# WHAT THE TASK ASKS:
Only the lines from the one with "What seaborn and" through the one with "FIGSIZE = (4.94, 5.79)" are to be restated, word for word, with both of them included.

# SUPPLIED RECORDS:
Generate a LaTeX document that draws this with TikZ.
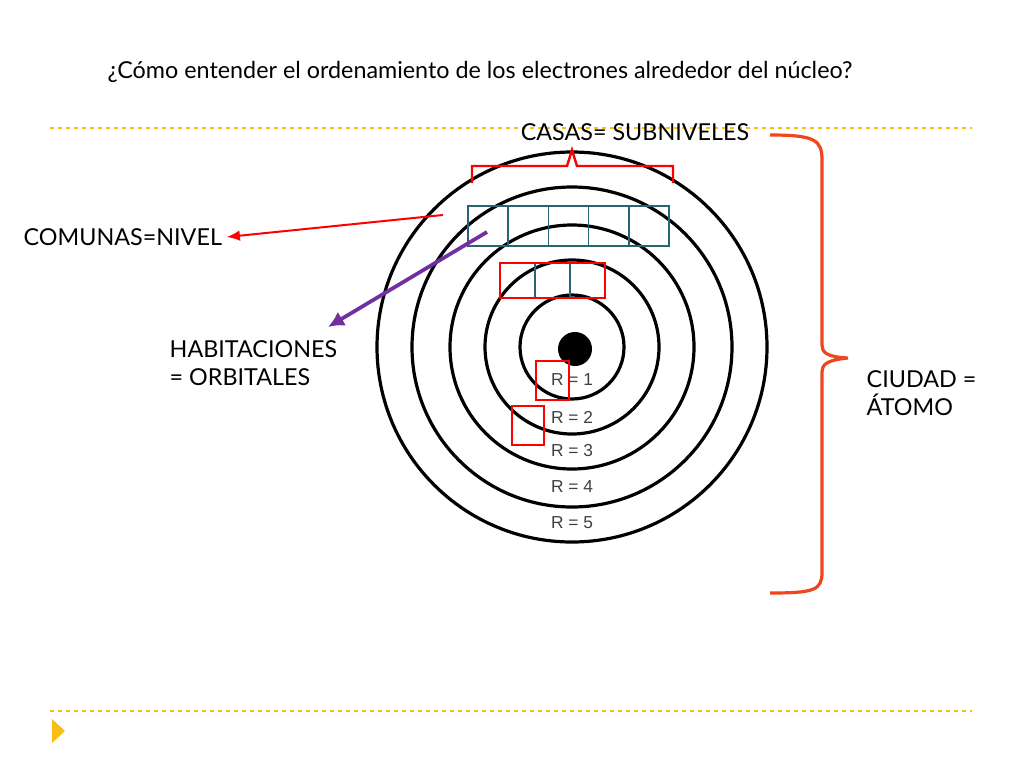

--

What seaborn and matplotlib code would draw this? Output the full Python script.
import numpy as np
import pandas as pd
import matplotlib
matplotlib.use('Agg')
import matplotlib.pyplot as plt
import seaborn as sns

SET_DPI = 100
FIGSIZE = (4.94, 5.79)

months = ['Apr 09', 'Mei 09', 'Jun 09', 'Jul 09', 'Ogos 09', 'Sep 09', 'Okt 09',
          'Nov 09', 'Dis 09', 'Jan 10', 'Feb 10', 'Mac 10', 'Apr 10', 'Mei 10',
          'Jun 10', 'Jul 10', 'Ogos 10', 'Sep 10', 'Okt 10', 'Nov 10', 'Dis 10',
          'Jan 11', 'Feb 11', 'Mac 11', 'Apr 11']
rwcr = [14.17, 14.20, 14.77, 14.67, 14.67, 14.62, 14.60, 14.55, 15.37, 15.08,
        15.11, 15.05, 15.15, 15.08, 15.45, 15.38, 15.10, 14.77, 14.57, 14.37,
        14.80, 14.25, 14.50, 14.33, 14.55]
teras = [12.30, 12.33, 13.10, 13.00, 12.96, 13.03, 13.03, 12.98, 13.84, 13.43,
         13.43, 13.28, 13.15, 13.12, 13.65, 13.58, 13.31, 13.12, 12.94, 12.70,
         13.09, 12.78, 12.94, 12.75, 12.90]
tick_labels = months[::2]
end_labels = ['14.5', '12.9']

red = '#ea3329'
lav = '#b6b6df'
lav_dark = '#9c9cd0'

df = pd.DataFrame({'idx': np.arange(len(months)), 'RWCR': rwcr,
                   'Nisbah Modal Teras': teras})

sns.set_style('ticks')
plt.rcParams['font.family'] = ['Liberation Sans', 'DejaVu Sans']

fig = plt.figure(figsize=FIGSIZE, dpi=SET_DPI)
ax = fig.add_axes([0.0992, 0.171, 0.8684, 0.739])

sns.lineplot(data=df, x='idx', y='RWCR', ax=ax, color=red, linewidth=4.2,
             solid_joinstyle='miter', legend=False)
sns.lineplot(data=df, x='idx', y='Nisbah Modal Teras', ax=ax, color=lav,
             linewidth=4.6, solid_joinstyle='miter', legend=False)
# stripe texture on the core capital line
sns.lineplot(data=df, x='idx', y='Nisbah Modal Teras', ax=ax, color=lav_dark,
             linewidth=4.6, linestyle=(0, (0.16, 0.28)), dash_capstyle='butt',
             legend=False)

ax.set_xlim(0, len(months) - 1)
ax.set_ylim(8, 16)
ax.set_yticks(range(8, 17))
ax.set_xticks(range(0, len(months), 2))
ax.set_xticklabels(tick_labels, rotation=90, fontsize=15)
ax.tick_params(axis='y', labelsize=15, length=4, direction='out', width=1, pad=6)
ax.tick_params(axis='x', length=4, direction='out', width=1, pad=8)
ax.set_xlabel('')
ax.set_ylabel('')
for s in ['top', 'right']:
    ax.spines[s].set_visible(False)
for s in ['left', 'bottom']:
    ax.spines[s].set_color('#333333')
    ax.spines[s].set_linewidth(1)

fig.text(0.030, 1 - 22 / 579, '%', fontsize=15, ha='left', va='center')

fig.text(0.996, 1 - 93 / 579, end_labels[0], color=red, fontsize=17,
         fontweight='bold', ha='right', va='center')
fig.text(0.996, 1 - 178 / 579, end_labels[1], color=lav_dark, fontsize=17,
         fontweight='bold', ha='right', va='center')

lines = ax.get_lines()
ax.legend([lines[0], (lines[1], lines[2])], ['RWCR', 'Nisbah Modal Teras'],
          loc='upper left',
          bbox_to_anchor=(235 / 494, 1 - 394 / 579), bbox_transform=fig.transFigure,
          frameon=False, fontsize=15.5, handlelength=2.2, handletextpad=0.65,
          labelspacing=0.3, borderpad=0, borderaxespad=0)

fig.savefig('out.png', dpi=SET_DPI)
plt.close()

# EXERCISE RESPONSE:
What seaborn and matplotlib code would draw this? Output the full Python script.
import numpy as np
import pandas as pd
import matplotlib
matplotlib.use('Agg')
import matplotlib.pyplot as plt
import seaborn as sns

SET_DPI = 100
FIGSIZE = (4.94, 5.79)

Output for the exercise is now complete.